The first time I heard about fibroids was in 2015. I was 35 years old and in love with my boyfriend.
Sitting at my annual OB-GYN appointment, I said I had zero symptoms after my doctor confirmed I had fibroids. I didn’t even know I had any at the time.
Three years passed, I got married, and motherhood became a priority. I was given a saline sonogram — an in-office procedure that spots fibroids or cysts in the uterus to confirm where they are.
Mine were determined to be outside my uterus and therefore not dangerous. I got the green light to conceive and was told that, eventually, I may want to consider surgery. Several months later, I was pregnant.
Fibroids became a problem in my pregnancy
For a while, life was blissful. My pessimistic brain was shocked at the ease of it all — until a few months in, when the fibroids quietly residing inside me stopped being passive. They debuted one night, delivering a pain unlike anything I’d known. A trip to the emergency room taught me it was degeneration: when a fibroid grows so big it cuts off its own blood supply.
In pregnancy, fibroids shrink, remain unchanged, or increase in number. Mine had grown in size and quantity. I was sent to the high-risk doctor and assured it would be OK. It wasn’t.
My pregnancy got more stressful. The fibroids were growing more problematic. Next, they sabotaged the necessary genetic testing. The fibroids were so big they were indistinguishable from the baby, rendering all data inconclusive.
At my 17-week anatomy scan, things got worse. An amniocentesis was recommended, so I had one.

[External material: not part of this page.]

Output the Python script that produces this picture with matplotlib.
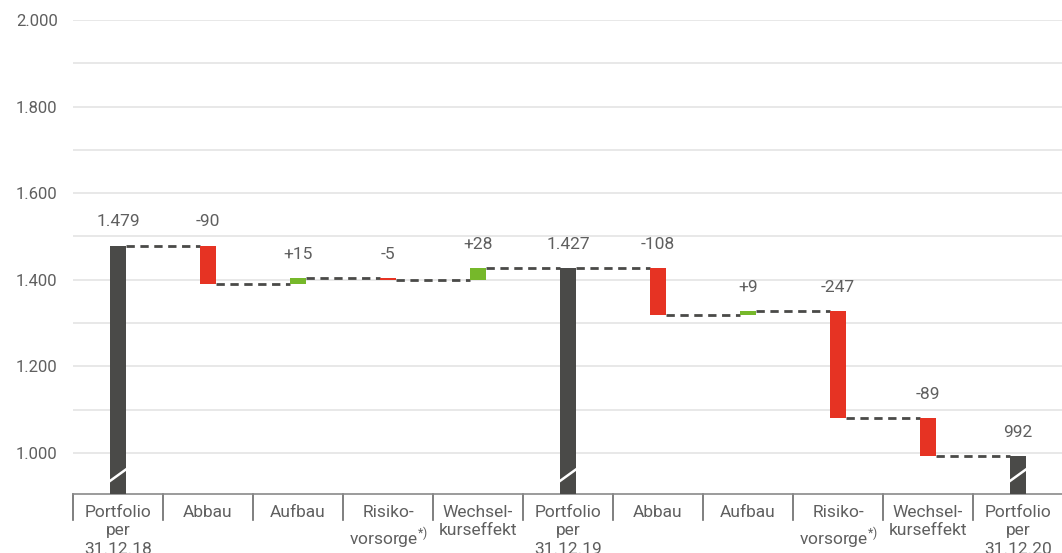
import matplotlib.pyplot as plt
import numpy as np

categories = ["Portfolio\nper\n31.12.18", "Abbau", "Aufbau", "Risiko-\nvorsorge$^{\\mathregular{*)}}$",
              "Wechsel-\nkurseffekt", "Portfolio\nper\n31.12.19", "Abbau", "Aufbau",
              "Risiko-\nvorsorge$^{\\mathregular{*)}}$", "Wechsel-\nkurseffekt", "Portfolio\nper\n31.12.20"]
values = [1479, -90, 15, -5, 28, 1427, -108, 9, -247, -89, 992]
is_total = [True, False, False, False, False, True, False, False, False, False, True]

plt.rcParams['font.family'] = ['Roboto', 'DejaVu Sans']
txt = '#5f5f5f'
dark = '#4a4a48'
red = '#e63323'
green = '#76b82a'

fig = plt.figure(figsize=(10.62, 5.53), dpi=100)
ax = fig.add_axes([73 / 1062, 1 - 494 / 553, 990 / 1062, 474 / 553])

ymin, ymax = 905, 2000
w = 0.18
x = np.arange(len(values))

bottoms, tops = [], []
level = 0
for v, t in zip(values, is_total):
    if t:
        level = v
        bottoms.append(ymin)
        tops.append(v)
    else:
        new = level + v
        bottoms.append(min(level, new))
        tops.append(max(level, new))
        level = new

colors = [dark if t else (green if v > 0 else red) for v, t in zip(values, is_total)]
ax.bar(x, np.array(tops) - np.array(bottoms), bottom=bottoms, width=w, color=colors, zorder=3)

# connectors
level = 0
for i, (v, t) in enumerate(zip(values, is_total)):
    level = v if t else level + v
    if i < len(values) - 1:
        ax.plot([i + w / 2, i + 1 - w / 2], [level, level], color=dark, lw=2,
                dashes=(3, 2), zorder=2)

# labels
for i, (v, t) in enumerate(zip(values, is_total)):
    if t:
        s = f"{v:,}".replace(",", ".")
    else:
        s = f"{v:+d}"
    ax.annotate(s, (i, tops[i]), xytext=(0, 17), textcoords='offset points',
                ha='center', va='center', fontsize=12.5, color=txt)

# break marks on totals
for i, t in enumerate(is_total):
    if t:
        ax.plot([i - w / 2, i + w / 2], [935, 962], color='white', lw=1.8, zorder=4)

ax.set_xlim(-0.5, len(values) - 0.5)
ax.set_ylim(ymin, ymax)
for g in range(1000, 2001, 100):
    ax.axhline(g, color='#e6e6e6', lw=1.3, zorder=0)
ax.set_yticks(range(1000, 2001, 200))
ax.set_yticklabels([f"{v:,}".replace(",", ".") for v in range(1000, 2001, 200)])
ax.tick_params(axis='y', length=0, pad=11, labelsize=12, labelcolor=txt)
ax.set_xticks([])
for s in ['top', 'right', 'left']:
    ax.spines[s].set_visible(False)
ax.spines['bottom'].set_color('#8a8a8a')
ax.spines['bottom'].set_linewidth(1.2)

# category cells
for i in range(len(values)):
    ax.plot([i - 0.5, i - 0.5], [ymin, ymin - 60], color='#6a6a6a', lw=1.2, clip_on=False)
    ax.text(i, ymin - 25, categories[i], ha='center', va='top', fontsize=12.5,
            color=txt, linespacing=1.3, clip_on=False)

fig.savefig('out.png', dpi=100)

Forty-eight hours after that, I miscarried and had to deliver my baby.
Four painful months later, seeking answers and after six varied consults, I had a robotic myomectomy, a minimally invasive surgery, and over a dozen fibroids were removed. I’ve since been free of them.
I wish more people knew about their fibroids
While my story ended tragically, most pregnancies involving fibroids don’t result in loss. I do wonder whether I would have decided to go through with the pregnancy if I had more information handy on how they could affect the development of my baby. Maybe not, but the knowledge and opportunity to make these choices are vital pieces of the puzzle missing from fibroid care, reflective of a system that approaches them passively.
An estimated 26 million women in the US between the ages of 15 and 50 have uterine fibroids. Black women are two to three times as likely to have more than one compared to the rest of the population. More than half of everyone with fibroids will experience symptoms such as pain, severe periods, fatigue, and infertility.
According to the Mayo Clinic, women delay seeking treatment for an average of 3.6 years. I share my story so that anyone silently suffering, or diagnosed but told to wait and see, can feel better about speaking up early.